* **What you have to do**:
Give back exactly the lines from the beginning of the listing below to the line holding "import * as", both ends included; the pictures stay out.

* **Data shown**:
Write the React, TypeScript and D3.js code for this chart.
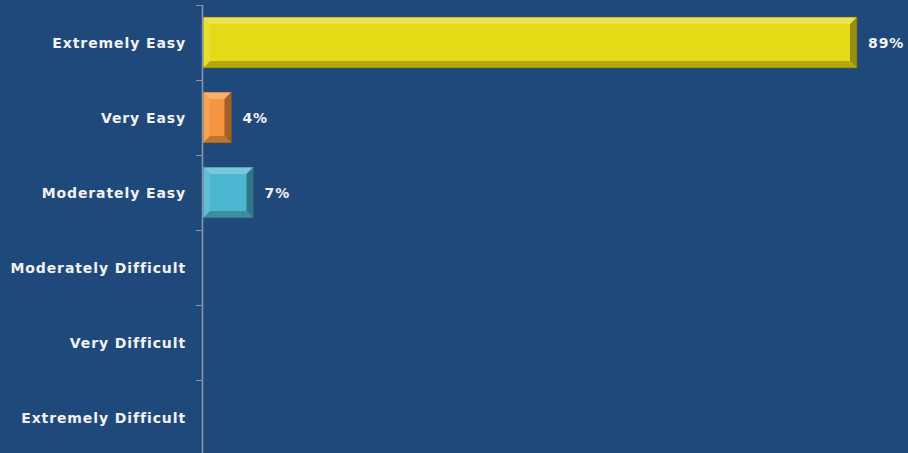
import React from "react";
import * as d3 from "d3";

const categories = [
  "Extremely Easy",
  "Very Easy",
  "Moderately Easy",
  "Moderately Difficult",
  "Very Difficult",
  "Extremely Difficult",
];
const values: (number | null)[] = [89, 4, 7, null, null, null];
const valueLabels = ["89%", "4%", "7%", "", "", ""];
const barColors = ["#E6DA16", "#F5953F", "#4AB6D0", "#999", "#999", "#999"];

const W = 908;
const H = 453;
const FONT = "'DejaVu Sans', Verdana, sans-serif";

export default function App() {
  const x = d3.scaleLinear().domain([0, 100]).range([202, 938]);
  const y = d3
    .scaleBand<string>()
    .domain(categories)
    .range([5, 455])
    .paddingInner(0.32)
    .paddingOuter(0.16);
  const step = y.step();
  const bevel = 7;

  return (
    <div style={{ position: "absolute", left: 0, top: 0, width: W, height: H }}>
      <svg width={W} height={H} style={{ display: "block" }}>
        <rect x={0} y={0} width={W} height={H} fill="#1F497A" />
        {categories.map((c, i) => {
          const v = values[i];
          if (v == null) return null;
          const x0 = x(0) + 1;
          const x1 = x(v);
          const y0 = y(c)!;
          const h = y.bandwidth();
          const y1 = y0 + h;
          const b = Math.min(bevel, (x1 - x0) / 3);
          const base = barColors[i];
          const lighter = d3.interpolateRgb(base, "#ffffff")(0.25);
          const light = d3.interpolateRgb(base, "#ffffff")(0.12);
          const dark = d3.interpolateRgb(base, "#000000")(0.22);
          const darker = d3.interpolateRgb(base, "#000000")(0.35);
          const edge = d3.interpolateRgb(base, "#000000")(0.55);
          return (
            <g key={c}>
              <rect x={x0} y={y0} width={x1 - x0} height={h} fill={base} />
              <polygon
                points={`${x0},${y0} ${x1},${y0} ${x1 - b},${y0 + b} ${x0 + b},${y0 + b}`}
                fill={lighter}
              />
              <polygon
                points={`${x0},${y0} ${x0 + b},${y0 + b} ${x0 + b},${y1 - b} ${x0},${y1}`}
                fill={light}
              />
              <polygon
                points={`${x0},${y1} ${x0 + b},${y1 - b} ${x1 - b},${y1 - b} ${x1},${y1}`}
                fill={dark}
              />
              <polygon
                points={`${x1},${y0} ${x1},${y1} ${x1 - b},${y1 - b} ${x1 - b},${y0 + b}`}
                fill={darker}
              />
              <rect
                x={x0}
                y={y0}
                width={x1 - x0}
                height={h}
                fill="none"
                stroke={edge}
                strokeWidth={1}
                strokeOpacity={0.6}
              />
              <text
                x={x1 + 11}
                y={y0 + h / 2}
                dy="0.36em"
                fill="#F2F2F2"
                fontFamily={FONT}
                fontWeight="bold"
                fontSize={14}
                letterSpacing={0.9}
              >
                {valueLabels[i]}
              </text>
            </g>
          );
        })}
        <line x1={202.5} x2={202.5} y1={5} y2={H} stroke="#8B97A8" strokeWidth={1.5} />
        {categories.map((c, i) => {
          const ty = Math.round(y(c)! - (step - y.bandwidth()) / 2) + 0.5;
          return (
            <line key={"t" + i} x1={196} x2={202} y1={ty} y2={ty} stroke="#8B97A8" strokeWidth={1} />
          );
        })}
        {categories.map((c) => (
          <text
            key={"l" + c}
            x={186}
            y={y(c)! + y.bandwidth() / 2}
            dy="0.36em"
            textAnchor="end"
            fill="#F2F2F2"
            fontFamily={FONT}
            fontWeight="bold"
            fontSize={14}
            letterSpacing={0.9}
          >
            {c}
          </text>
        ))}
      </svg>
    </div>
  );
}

* **Response to the task**:
Write the React, TypeScript and D3.js code for this chart.
import React from "react";
import * as d3 from "d3";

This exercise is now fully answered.